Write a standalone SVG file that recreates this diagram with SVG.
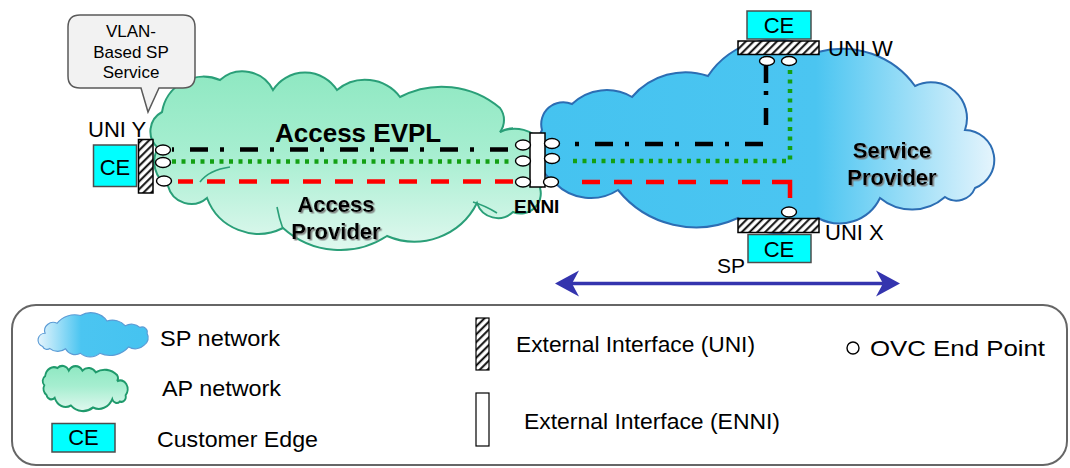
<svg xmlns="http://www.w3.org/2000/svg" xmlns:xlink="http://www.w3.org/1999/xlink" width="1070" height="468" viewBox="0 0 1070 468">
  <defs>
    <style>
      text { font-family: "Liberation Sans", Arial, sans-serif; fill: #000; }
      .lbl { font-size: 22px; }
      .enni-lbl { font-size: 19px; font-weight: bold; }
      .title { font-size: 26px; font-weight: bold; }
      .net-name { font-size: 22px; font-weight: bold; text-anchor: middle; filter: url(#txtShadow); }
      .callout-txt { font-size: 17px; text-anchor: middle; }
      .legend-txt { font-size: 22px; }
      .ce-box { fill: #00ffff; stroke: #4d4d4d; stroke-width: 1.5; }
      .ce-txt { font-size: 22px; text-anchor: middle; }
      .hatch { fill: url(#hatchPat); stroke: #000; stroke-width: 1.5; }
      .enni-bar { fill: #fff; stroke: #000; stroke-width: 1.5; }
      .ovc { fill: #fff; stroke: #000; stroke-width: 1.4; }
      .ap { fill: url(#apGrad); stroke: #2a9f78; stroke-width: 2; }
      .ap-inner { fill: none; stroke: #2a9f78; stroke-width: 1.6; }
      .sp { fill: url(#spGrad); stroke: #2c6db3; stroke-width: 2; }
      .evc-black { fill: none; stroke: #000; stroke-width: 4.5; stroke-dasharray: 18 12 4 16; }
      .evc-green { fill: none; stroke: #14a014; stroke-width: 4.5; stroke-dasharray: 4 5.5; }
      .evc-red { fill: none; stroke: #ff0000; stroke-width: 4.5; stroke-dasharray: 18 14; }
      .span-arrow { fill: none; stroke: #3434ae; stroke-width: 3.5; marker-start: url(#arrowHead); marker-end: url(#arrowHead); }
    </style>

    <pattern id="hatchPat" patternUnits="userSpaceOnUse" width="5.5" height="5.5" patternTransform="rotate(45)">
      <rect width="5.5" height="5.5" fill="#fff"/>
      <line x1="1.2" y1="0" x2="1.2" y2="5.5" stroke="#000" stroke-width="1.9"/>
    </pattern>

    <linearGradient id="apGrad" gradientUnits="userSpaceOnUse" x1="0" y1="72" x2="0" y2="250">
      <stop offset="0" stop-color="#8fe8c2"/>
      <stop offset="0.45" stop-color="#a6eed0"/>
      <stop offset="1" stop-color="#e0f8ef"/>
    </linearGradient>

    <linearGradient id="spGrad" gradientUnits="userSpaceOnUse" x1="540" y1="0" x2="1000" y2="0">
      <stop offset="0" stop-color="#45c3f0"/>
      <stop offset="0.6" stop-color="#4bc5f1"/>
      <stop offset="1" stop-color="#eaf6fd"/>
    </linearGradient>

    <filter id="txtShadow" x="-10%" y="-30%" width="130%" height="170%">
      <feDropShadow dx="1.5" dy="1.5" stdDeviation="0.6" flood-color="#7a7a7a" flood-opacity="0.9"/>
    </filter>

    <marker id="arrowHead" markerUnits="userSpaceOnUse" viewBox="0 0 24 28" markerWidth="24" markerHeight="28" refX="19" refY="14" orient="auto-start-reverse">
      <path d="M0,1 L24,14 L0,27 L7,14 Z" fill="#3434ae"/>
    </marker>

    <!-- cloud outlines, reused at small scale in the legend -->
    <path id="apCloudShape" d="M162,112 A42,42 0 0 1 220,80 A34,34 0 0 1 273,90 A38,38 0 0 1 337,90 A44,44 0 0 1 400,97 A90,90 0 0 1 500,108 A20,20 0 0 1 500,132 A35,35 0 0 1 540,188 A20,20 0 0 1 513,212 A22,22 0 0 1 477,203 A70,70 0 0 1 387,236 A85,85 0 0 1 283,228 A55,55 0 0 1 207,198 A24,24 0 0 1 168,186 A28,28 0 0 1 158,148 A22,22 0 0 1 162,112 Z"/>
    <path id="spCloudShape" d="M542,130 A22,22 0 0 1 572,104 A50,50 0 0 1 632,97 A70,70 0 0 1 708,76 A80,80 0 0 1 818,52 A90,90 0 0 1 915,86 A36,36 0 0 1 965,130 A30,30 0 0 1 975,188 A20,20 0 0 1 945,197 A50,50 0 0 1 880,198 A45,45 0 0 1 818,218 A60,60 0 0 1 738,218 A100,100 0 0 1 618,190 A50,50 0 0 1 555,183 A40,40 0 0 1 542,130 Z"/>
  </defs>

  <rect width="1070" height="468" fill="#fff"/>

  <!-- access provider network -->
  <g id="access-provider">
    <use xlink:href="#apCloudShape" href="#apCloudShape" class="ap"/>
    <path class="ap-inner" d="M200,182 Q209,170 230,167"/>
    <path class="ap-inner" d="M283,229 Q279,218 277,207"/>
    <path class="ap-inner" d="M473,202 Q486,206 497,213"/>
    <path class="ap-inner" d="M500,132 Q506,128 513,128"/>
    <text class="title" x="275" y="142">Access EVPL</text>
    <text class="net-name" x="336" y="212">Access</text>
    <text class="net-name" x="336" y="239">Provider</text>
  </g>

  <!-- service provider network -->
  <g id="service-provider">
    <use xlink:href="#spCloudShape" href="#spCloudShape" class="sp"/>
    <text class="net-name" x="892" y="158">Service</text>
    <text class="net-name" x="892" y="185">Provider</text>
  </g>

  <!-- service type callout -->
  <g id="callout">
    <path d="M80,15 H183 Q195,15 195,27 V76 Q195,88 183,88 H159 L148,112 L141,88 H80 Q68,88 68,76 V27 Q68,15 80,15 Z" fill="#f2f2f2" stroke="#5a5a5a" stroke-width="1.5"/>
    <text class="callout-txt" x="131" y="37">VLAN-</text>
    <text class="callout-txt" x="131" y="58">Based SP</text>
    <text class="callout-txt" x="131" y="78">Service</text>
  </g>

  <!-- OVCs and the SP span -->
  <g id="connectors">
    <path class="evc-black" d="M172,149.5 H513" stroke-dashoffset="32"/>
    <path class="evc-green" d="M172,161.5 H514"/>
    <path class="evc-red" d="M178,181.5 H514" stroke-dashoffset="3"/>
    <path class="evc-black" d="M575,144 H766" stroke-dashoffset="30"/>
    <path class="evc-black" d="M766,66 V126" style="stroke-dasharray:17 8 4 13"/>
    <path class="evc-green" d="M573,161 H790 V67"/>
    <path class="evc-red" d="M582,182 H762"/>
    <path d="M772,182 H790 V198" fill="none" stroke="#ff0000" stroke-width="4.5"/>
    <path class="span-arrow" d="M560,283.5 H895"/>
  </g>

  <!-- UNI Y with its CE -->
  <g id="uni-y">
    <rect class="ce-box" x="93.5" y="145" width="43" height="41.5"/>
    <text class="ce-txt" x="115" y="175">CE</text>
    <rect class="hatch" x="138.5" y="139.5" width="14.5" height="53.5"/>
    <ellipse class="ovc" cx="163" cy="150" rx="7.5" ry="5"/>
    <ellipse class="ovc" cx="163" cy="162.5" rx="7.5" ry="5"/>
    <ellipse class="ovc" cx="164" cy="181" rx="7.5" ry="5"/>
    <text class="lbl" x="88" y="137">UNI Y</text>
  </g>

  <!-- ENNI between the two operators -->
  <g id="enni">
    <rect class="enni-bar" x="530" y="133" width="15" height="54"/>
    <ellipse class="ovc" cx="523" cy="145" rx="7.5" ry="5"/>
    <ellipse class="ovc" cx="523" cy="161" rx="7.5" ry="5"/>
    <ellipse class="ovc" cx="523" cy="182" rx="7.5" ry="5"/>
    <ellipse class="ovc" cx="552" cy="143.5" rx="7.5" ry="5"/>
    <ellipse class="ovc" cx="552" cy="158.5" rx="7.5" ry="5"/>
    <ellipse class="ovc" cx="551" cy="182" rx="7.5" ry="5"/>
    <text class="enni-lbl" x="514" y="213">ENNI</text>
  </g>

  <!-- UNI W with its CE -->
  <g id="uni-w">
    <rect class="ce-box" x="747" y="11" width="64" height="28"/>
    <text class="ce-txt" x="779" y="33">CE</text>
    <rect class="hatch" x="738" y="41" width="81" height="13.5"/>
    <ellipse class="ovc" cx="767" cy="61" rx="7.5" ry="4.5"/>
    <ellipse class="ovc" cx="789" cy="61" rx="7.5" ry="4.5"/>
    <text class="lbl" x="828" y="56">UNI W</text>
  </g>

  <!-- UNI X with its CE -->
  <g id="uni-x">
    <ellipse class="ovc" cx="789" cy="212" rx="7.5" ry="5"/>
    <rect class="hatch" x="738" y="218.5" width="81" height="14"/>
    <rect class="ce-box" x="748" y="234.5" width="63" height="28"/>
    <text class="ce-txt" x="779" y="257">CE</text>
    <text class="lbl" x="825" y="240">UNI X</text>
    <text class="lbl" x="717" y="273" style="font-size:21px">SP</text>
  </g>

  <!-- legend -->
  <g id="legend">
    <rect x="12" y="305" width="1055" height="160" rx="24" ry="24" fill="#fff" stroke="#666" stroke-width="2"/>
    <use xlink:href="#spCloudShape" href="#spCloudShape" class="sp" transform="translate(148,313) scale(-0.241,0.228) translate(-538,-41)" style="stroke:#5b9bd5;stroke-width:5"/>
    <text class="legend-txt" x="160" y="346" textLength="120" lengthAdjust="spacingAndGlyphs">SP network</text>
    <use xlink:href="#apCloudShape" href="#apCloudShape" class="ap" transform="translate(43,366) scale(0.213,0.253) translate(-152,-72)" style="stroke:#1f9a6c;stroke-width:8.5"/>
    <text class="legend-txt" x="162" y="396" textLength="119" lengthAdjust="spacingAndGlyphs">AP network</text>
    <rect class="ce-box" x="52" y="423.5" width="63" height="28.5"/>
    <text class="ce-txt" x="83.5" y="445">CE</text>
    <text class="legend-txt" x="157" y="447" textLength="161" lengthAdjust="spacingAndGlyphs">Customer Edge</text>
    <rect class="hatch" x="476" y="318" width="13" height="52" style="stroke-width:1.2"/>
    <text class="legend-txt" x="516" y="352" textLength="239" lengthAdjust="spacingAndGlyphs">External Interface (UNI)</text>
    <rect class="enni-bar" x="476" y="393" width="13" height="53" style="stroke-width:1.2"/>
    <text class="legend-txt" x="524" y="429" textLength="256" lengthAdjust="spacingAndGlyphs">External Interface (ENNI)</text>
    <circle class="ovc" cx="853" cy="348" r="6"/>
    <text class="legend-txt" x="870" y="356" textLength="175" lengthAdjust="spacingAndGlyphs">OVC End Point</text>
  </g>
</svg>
▬▬▬
### Direction
Copy all lines from the material that include "with".

### Reply
Write a standalone SVG file that recreates this diagram with SVG.
  <!-- UNI Y with its CE -->
  <!-- UNI W with its CE -->
  <!-- UNI X with its CE -->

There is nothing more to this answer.